How much does Home Title Lock cost?
Home Title Lock costs $19.95 per month ($239.40/year) on the monthly plan, or $199 per year on the annual plan. A four-year prepaid plan is also available. Each subscription covers one property only. If you own multiple properties, you need a separate subscription for each.
What does Home Title Lock actually do?
Home Title Lock monitors county recorder offices for documents filed against your property title. When a new deed, lien, or mortgage is recorded, you receive an alert. If fraud is detected, the company provides access to a restoration team. It does not prevent documents from being filed, does not monitor real estate listing platforms, and does not provide legal representation.
Does Home Title Lock monitor Zillow or real estate listing sites?
No. Home Title Lock only monitors county recorder offices. It does not monitor real estate listing platforms like Zillow, Realtor.com, or MLS systems. Property fraud that begins with unauthorized online listings would not be detected by this service.
Can I get the same service for free?
Many county recorder offices offer free property alert programs that notify you when documents are filed against your property. The FTC has noted that these free services provide similar alerts to paid monitoring subscriptions. Check your county recorder's website for availability.

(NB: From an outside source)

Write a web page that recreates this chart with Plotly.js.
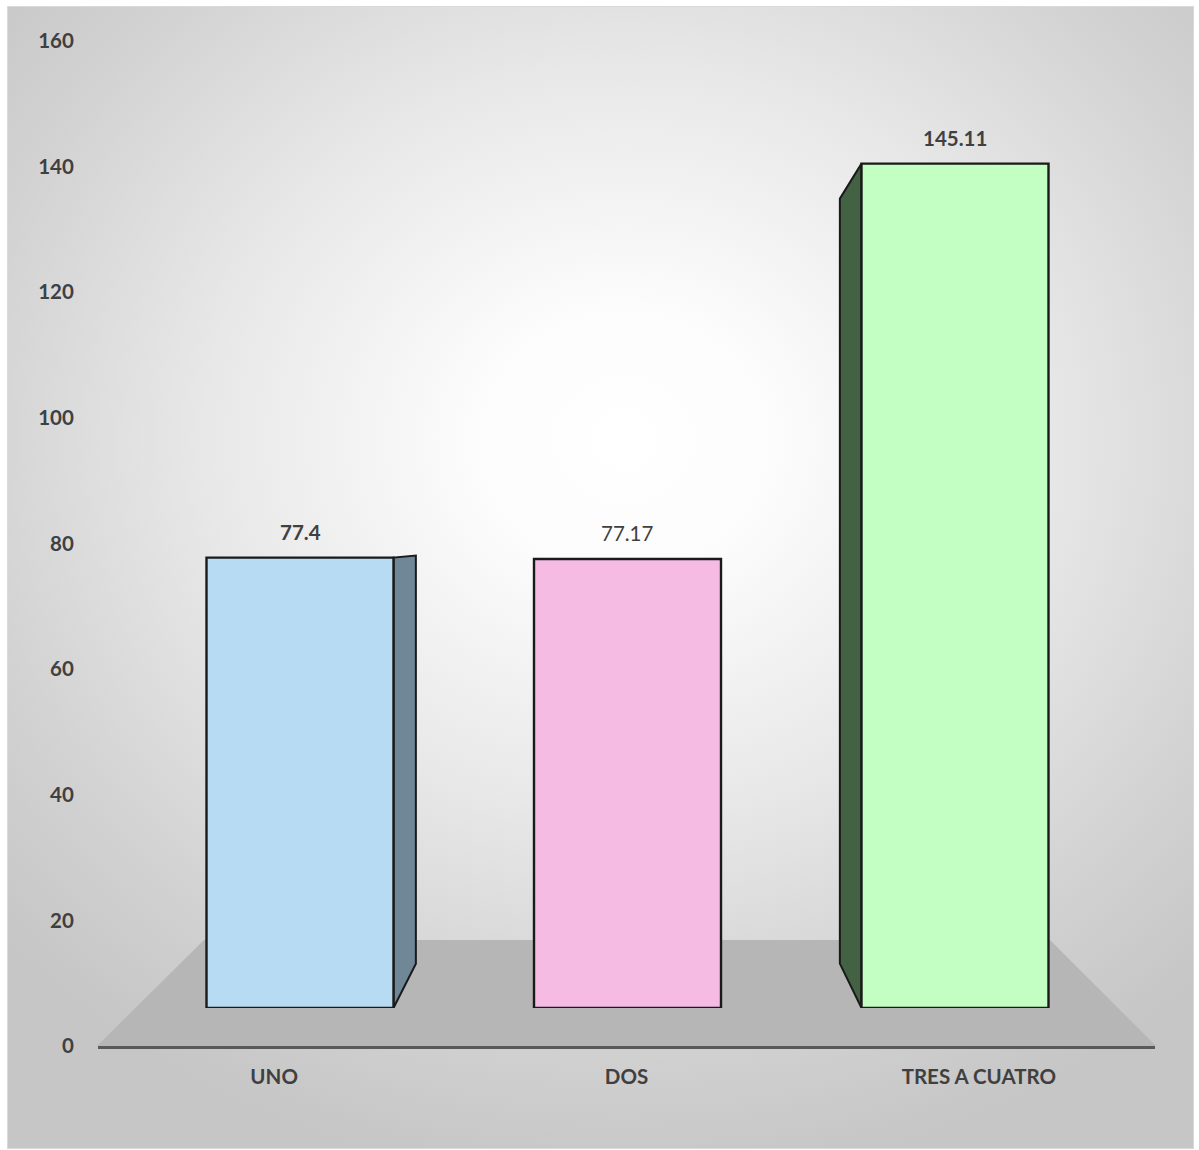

What are the alternatives to Home Title Lock?
Alternatives include free county recorder alert programs, credit freezes with all three bureaus, identity theft protection services that include title monitoring (such as LifeLock, Aura, or Identity Guard), and dedicated property protection services that monitor both county records and real estate listing platforms. The best approach combines multiple layers of free and paid protection.